UK’s first black female Michelin-starred chef

Nigerian-Born Adejoké Bakare Smashes Records As UK’s First Black Female Michelin-Starred Chef, Ranks 2nd Globally

Adejoké Bakare, owner and head chef of London restaurant Chishuru, has carved her name in history books by becoming the first Black woman to be awarded a Michelin star in the UK.

The achievement also makes her the second Black female chef globally to earn the prestigious honor.

Bakare’s Inspiring Journey That Led to Michelin Glory

Bakare’s passion for cooking traces back to her childhood in northern Nigeria where she grew up with a Yoruba mother and an Igbo father.

“Around the age of eleven, I started gathering cookbooks and that’s when I discovered my love for food and cooking,” she revealed.

However, she was advised to pursue a more traditional career and went on to study biological sciences at a university in Kaduna. During her college days, her culinary experience was limited to “running a fish and chip cart while studying,” she said humorously.
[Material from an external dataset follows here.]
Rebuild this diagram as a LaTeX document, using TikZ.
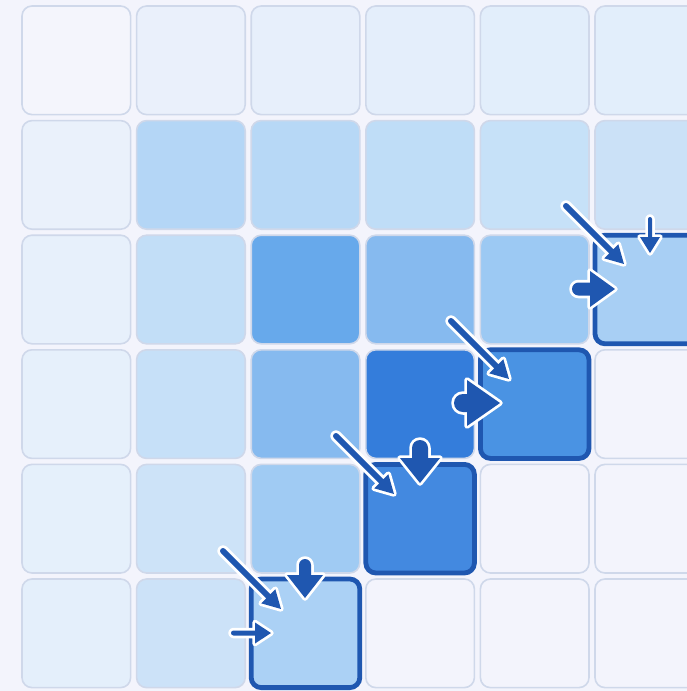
\documentclass[tikz,border=0pt]{standalone}
\usepackage{tikz}
\definecolor{bgc}{HTML}{F3F4FC}
\definecolor{cellline}{HTML}{CFD8EA}
\definecolor{arrowblue}{HTML}{1F57B0}
\tikzset{
  cellbox/.style={draw=cellline, line width=1.6pt, rounded corners=10pt,
    minimum width=108.6pt, minimum height=108.6pt, inner sep=0pt, outer sep=0pt},
  hlbox/.style={draw=arrowblue, line width=4.8pt, rounded corners=10pt,
    minimum width=108.6pt, minimum height=108.6pt, inner sep=0pt, outer sep=0pt},
}
% cell: col, row, hex, style
\newcommand\mkcell[4]{%
  \definecolor{tmpc}{HTML}{#3}%
  \node[#4, fill=tmpc] (c-#1-#2) at ({22+114.6*#1+54.3},{6+114.6*#2+54.3}) {};%
}
% arrow: x, y (centre of round tail), angle, length, shaft width, head width, head length
\newcommand\flowarrow[7]{%
  \begin{scope}[shift={(#1,#2)}, rotate=#3]
    \def\arrpath{(0,#5/2) -- ({#4-#7},#5/2) -- ({#4-#7},#6/2) -- (#4,0) -- ({#4-#7},-#6/2) -- ({#4-#7},-#5/2) -- (0,-#5/2) arc (270:90:#5/2) -- cycle}
    \path[fill=white, draw=white, line width=5.5pt, line join=round] \arrpath;
    \path[fill=arrowblue] \arrpath;
  \end{scope}%
}
\begin{document}
\begin{tikzpicture}[x=1pt, y=-1pt]
\clip (0,0) rectangle (687,691);
\useasboundingbox (0,0) rectangle (687,691);
\fill[bgc] (0,0) rectangle (687,691);
% row 0
\mkcell{0}{0}{F4F5FC}{cellbox}
\mkcell{1}{0}{EAF0FB}{cellbox}
\mkcell{2}{0}{E7EFFB}{cellbox}
\mkcell{3}{0}{E4EEFB}{cellbox}
\mkcell{4}{0}{E2EEFB}{cellbox}
\mkcell{5}{0}{E2EEFB}{cellbox}
% row 1
\mkcell{0}{1}{EAF1FB}{cellbox}
\mkcell{1}{1}{B4D6F6}{cellbox}
\mkcell{2}{1}{B7D8F6}{cellbox}
\mkcell{3}{1}{BFDDF7}{cellbox}
\mkcell{4}{1}{C6E1F8}{cellbox}
\mkcell{5}{1}{CBE1F7}{cellbox}
% row 2
\mkcell{0}{2}{E7F0FB}{cellbox}
\mkcell{1}{2}{C2DEF7}{cellbox}
\mkcell{2}{2}{67A9EB}{cellbox}
\mkcell{3}{2}{86BAEF}{cellbox}
\mkcell{4}{2}{9CC9F3}{cellbox}
% row 3
\mkcell{0}{3}{E6F0FB}{cellbox}
\mkcell{1}{3}{C6E0F8}{cellbox}
\mkcell{2}{3}{86BAEF}{cellbox}
\mkcell{3}{3}{347DDB}{cellbox}
\mkcell{5}{3}{F3F4FC}{cellbox}
% row 4
\mkcell{0}{4}{E5F0FB}{cellbox}
\mkcell{1}{4}{CDE3F8}{cellbox}
\mkcell{2}{4}{A0CBF3}{cellbox}
\mkcell{4}{4}{F3F4FC}{cellbox}
\mkcell{5}{4}{F3F4FC}{cellbox}
% row 5
\mkcell{0}{5}{E4EFFB}{cellbox}
\mkcell{1}{5}{CCE2F8}{cellbox}
\mkcell{3}{5}{F3F4FC}{cellbox}
\mkcell{4}{5}{F3F4FC}{cellbox}
\mkcell{5}{5}{F3F4FC}{cellbox}
% highlighted path cells
\mkcell{5}{2}{A8CFF4}{hlbox}
\mkcell{4}{3}{4A93E3}{hlbox}
\mkcell{3}{4}{4389E0}{hlbox}
\mkcell{2}{5}{ABD1F5}{hlbox}
% arrows into (5,2)
\flowarrow{566}{206}{-45}{82}{6}{20}{18}
\flowarrow{650}{219}{-90}{34}{4}{20}{16}
\flowarrow{578.5}{289}{0}{36.5}{13}{36}{25}
% arrows into (4,3)
\flowarrow{451}{321}{-45}{82}{6}{20}{18}
\flowarrow{463}{403}{0}{37}{18}{46}{33}
% arrows into (3,4)
\flowarrow{336}{436}{-45}{82}{6}{20}{18}
\flowarrow{420}{448}{-90}{35}{16}{40}{25}
% arrows into (2,5)
\flowarrow{223}{551}{-45}{82}{6}{20}{18}
\flowarrow{305}{565}{-90}{33}{12}{36}{23}
\flowarrow{233.5}{633}{0}{37.5}{5}{21}{16}
\end{tikzpicture}
\end{document}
After relocating to the UK, Bakare worked in caregiving and property management sectors before deciding in 2017 to organize a private supper club with the goal of realizing her lifelong dream of restaurant ownership.

Her big break came in 2019 when she won a competition at Brixton Village to launch a three-month pop-up eatery, which later evolved into the now Michelin-starred Chishuru restaurant.

Chishuru’s Journey From Pop-up to Michelin Glory

Chishuru opened as a pop-up serving contemporary West African dishes in September 2020. It quickly built a loyal customer base with its unique flavours like fermented rice cake, bean cake, and corn cake, prompting a move to a permanent location in Fitzrovia in 2023.

Just five months after its Fitzrovia opening, Chishuru bagged the coveted Michelin star, making Bakare the first Black female chef in the UK to achieve the feat.

Bakare Hopes to Inspire Young Women of Color in the Industry

While proud of her pioneering achievement, Bakare hopes it motivates more diversity in the restaurant industry going forward.

“It did feel rather odd at last night’s ceremony that 90% of the room was white middle-aged men,” she said, referring to the Michelin award gala held in Manchester.

“But the passion I see among young women in the industry is such that I’m confident things will change. It’s an enormous thrill and privilege to think I might have some influence on that,” Bakare added optimistically.

Her trailblazing success has certainly sparked celebration among Nigerians globally, with many taking to social media to congratulate her.